One hundred years ago in Chattanooga, local members of a profession that impacts countless facets of everyday life in the Scenic City chose to create a professional association, and the Chattanooga Engineers Club was born.
Planning of the group’s year-long celebration of its March 2024 centennial has been led by Dr. Greg Sedrick, former dean of the College of Engineering and Computer Science at the University of Tennessee at Chattanooga, where anniversary kickoff festivities were hosted on Monday, March 25.
At the UTC Challenger Center, club members, UTC engineering students and faculty, and local community members toured the hands-on laboratory and site of tribute and memorial to the crew of the NASA space shuttle Challenger, lost in a fatal explosion in 1986.
The UTC facility is one of 35 Challenger Centers worldwide that also work to ignite a passion for STEM (science, technology, engineering and mathematics) in the next generation of leaders and innovators. The Chattanooga Challenger Center was one of the first to open, and it celebrates 30 years of operation in 2024.
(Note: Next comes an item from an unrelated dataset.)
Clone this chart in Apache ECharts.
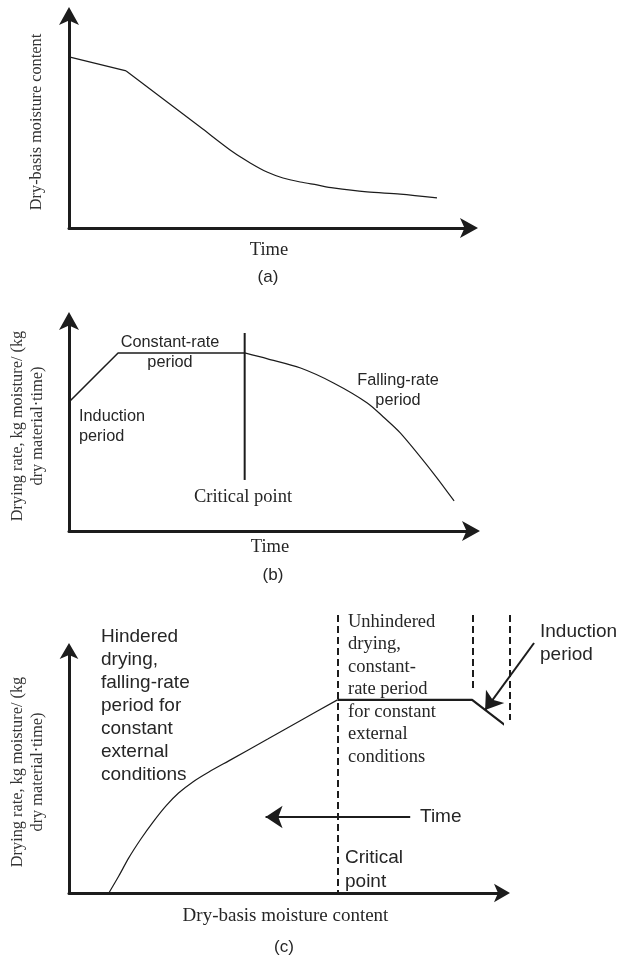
<!DOCTYPE html>
<html>
<head>
<meta charset="utf-8">
<script src="https://cdn.jsdelivr.net/npm/echarts@6/dist/echarts.min.js"></script>
<style>
  html, body { margin: 0; padding: 0; background: #fff; }
  #chart { width: 630px; height: 955px; }
</style>
</head>
<body>
<div id="chart"></div>
<script>
// values, in 0-100 axis units (axis line end = 100)

// (a) moisture content vs time
const aMoistureStart = [[0, 80.7], [14.3, 74.1]];
const aMoistureFall = [[14.3, 74.1], [32.8, 47.6], [41.0, 35.8], [45.3, 30.7], [49.5, 26.4], [53.5, 23.6], [57.8, 21.7], [62.0, 20.3], [66.0, 18.9], [74.5, 17.0], [82.8, 16.0], [92.0, 14.2]];

// (b) drying rate vs time
const bRateStart = [[0, 61.4], [12.2, 84.8], [43.7, 84.8]];
const bRateFall = [[43.7, 84.8], [49.4, 82.0], [57.6, 77.6], [65.8, 70.5], [74.2, 61.0], [78.2, 54.3], [82.4, 46.7], [90.6, 27.6], [95.8, 14.3]];
const bCritical = [[43.7, 94.3], [43.7, 24.3]];

// (c) drying rate vs moisture content
const cRateHindered = [[9.2, 0], [11.5, 7.0], [13.8, 14.5], [16.6, 22.3], [19.4, 29.3], [22.4, 36.0], [25.3, 41.3], [28.6, 45.9], [32.3, 50.0], [36.9, 54.6], [45.9, 63.6], [53.5, 71.3], [62.0, 79.8]];
const cRateConstant = [[62.0, 79.8], [93.1, 79.8], [101.8, 67.8]];
const cDividers = [
  [[62.0, 114.9], [62.0, 0]],
  [[93.3, 114.9], [93.3, 83.1]],
  [[101.8, 114.9], [101.8, 71.5]]
];
const cTimeArrow = [[78.8, 31.4], [45.4, 31.4]];
const cInductionArrow = [[107.4, 103.3], [96.1, 75.6]];

// axis names and panel tags
const xNames = ['Time', 'Time', 'Dry-basis moisture content'];
const yNames = [
  'Dry-basis moisture content',
  'Drying rate, kg moisture/ (kg\ndry material\u00b7time)',
  'Drying rate, kg moisture/ (kg\ndry material\u00b7time)'
];
const panelTags = ['(a)', '(b)', '(c)'];

const SERIF = '"Liberation Serif", "DejaVu Serif", serif';
const SANS = '"Liberation Sans", Arial, sans-serif';
const INK = '#1c1c1c';
const TXT = '#262626';

const grids = [
  { left: 69, top: 16, width: 400, height: 212 },
  { left: 68, top: 321, width: 403, height: 210 },
  { left: 68, top: 651, width: 434, height: 242 }
];
const arrowSizes = [[15, 18], [15, 18], [14, 16]];
const xNameGaps = [13, 7, 14];
const yNameGaps = [22, 21, 21];
const tagPos = [[268, 277], [273, 575], [284, 947]];

// arrow tip sits at line end by default; push it out by half its length
const axisLine = (i) => ({
  show: true, onZero: false,
  symbol: ['none', 'arrow'], symbolSize: arrowSizes[i], symbolOffset: [0, arrowSizes[i][1] / 2],
  lineStyle: { color: INK, width: 3 }
});

const xAxis = grids.map((g, i) => ({
  gridIndex: i, type: 'value', min: 0, max: 100,
  axisLine: axisLine(i), axisTick: { show: false }, axisLabel: { show: false }, splitLine: { show: false },
  name: xNames[i], nameLocation: 'middle', nameGap: xNameGaps[i],
  nameTextStyle: { fontFamily: SERIF, fontSize: i === 2 ? 19 : 18.5, color: TXT }
}));
const yAxis = grids.map((g, i) => ({
  gridIndex: i, type: 'value', min: 0, max: 100,
  axisLine: axisLine(i), axisTick: { show: false }, axisLabel: { show: false }, splitLine: { show: false },
  name: yNames[i], nameLocation: 'middle', nameRotate: 90, nameGap: yNameGaps[i],
  nameTextStyle: { fontFamily: SERIF, fontSize: 16.3, color: '#333', lineHeight: 20 }
}));

const line = (i, data, width, smooth) => ({
  type: 'line', xAxisIndex: i, yAxisIndex: i, data,
  showSymbol: false, symbol: 'none', smooth: smooth || false, clip: false, silent: true,
  lineStyle: { color: INK, width }
});
const arrowLines = (i, segs, opts) => ({
  type: 'lines', coordinateSystem: 'cartesian2d', xAxisIndex: i, yAxisIndex: i,
  clip: false, silent: true, polyline: false,
  symbol: opts.symbol || ['none', 'none'], symbolSize: opts.symbolSize || 10,
  lineStyle: Object.assign({ color: INK, width: 2, opacity: 1, curveness: 0 }, opts.lineStyle || {}),
  data: segs.map(s => ({ coords: s }))
});

const txt = (text, x, y, font, size, align, lh) => ({
  type: 'text', x, y, silent: true,
  style: {
    text, fontFamily: font, fontSize: size, fill: TXT, lineHeight: lh || size * 1.2,
    align: align, textAlign: align, verticalAlign: 'middle', textVerticalAlign: 'middle'
  }
});

const graphics = [
  // panel (b) notes
  txt('Constant-rate\nperiod', 170, 353, SANS, 16.3, 'center', 20),
  txt('Induction\nperiod', 79, 426.5, SANS, 16.3, 'left', 19.5),
  txt('Falling-rate\nperiod', 398, 390.5, SANS, 16.3, 'center', 19.5),
  txt('Critical point', 243, 497, SERIF, 18.5, 'center'),
  // panel (c) notes
  txt('Hindered\ndrying,\nfalling-rate\nperiod for\nconstant\nexternal\nconditions', 101, 706, SANS, 19, 'left', 23),
  txt('Unhindered\ndrying,\nconstant-\nrate period\nfor constant\nexternal\nconditions', 348, 689.5, SERIF, 18.5, 'left', 22.5),
  txt('Induction\nperiod', 540, 643.5, SANS, 19, 'left', 23),
  txt('Time', 420, 817, SANS, 19, 'left'),
  txt('Critical\npoint', 345, 870, SANS, 19, 'left', 24)
].concat(panelTags.map((t, i) => txt(t, tagPos[i][0], tagPos[i][1], SANS, 17, 'center')));

const chart = echarts.init(document.getElementById('chart'), null, { renderer: 'canvas' });
chart.setOption({
  backgroundColor: '#fff',
  animation: false,
  grid: grids,
  xAxis, yAxis,
  graphic: { elements: graphics },
  series: [
    line(0, aMoistureStart, 1.3),
    line(0, aMoistureFall, 1.2, 0.3),
    line(1, bRateStart, 1.5),
    line(1, bRateFall, 1.2, 0.3),
    line(1, bCritical, 2),
    line(2, cRateHindered, 1.2, 0.3),
    line(2, cRateConstant, 2.2),
    arrowLines(2, cDividers, { lineStyle: { width: 2, type: [7, 4] } }),
    arrowLines(2, [cTimeArrow, cInductionArrow], { symbol: ['none', 'arrow'], symbolSize: [13, 17], lineStyle: { width: 2 } })
  ]
});
</script>
</body>
</html>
In honor of the Chattanooga Engineers Club centennial, the Challenger Center featured a special exhibit of local artifacts from the past 100 years of engineering and the engineering club in the Tennessee Valley. Participants also visited with guest host Mike Holman, a registered professional engineer and a fellow of the American Society for Engineering Management.
Holman’s career includes serving as a junior engineer in the U.S. Space Shuttle Program— and recently as senior manager for Northrop Grumman’s strategic NASA launch vehicle programs, including the Space Launch System for the Artemis 1 return mission to the moon. Holman is safety and mission assurance chief engineer for Northrop Grumman.
Following the Challenger Center visit, guests gathered in the Benwood Auditorium inside the UTC Engineering and Computer Science building to hear from TVA Senior Vice President for Power Operations Jacinda Woodward on engineering’s past and future in the Tennessee Valley.
Among the highlights of “the first hundred years of engineering and entrepreneurial spirit” in Chattanooga and the Tennessee Valley, as noted in information prepared by the Chattanooga Engineers Club (CEC), are “the first Coca-Cola bottler, birthplace of medical remedies Allegra and Rolaids, the tow truck and many others.”
Chattanooga is “the first Gig city in the U.S. and is home of Moon Pies, Double Cola and Little Debbie Snack cakes. The next hundred years in the Tennessee Valley will include the nation’s first distribution of small modular nuclear reactors, the impact of Artificial Intelligence as well as virtual and augmented reality technologies.
“The contributions of the engineering and science community for these entrepreneurial efforts have earned Chattanooga’s title, ‘Dynamo of Dixie,’ for both the past and no doubt the future hundred years.”
Since 2020, CEC has distributed engineering scholarships and educational grants from a large bequest from the estate of Almeda and Earl Lee Frazier of Soddy Daisy, Tennessee. Almeda Frazier was CEC president in 1981 and an active member for decades. The Community Foundation of Greater Chattanooga administers the scholarship program in consultation with CEC leadership. The group also funds a $10,000 annual grant to the UC Foundation for distributing as scholarships to committed engineering students.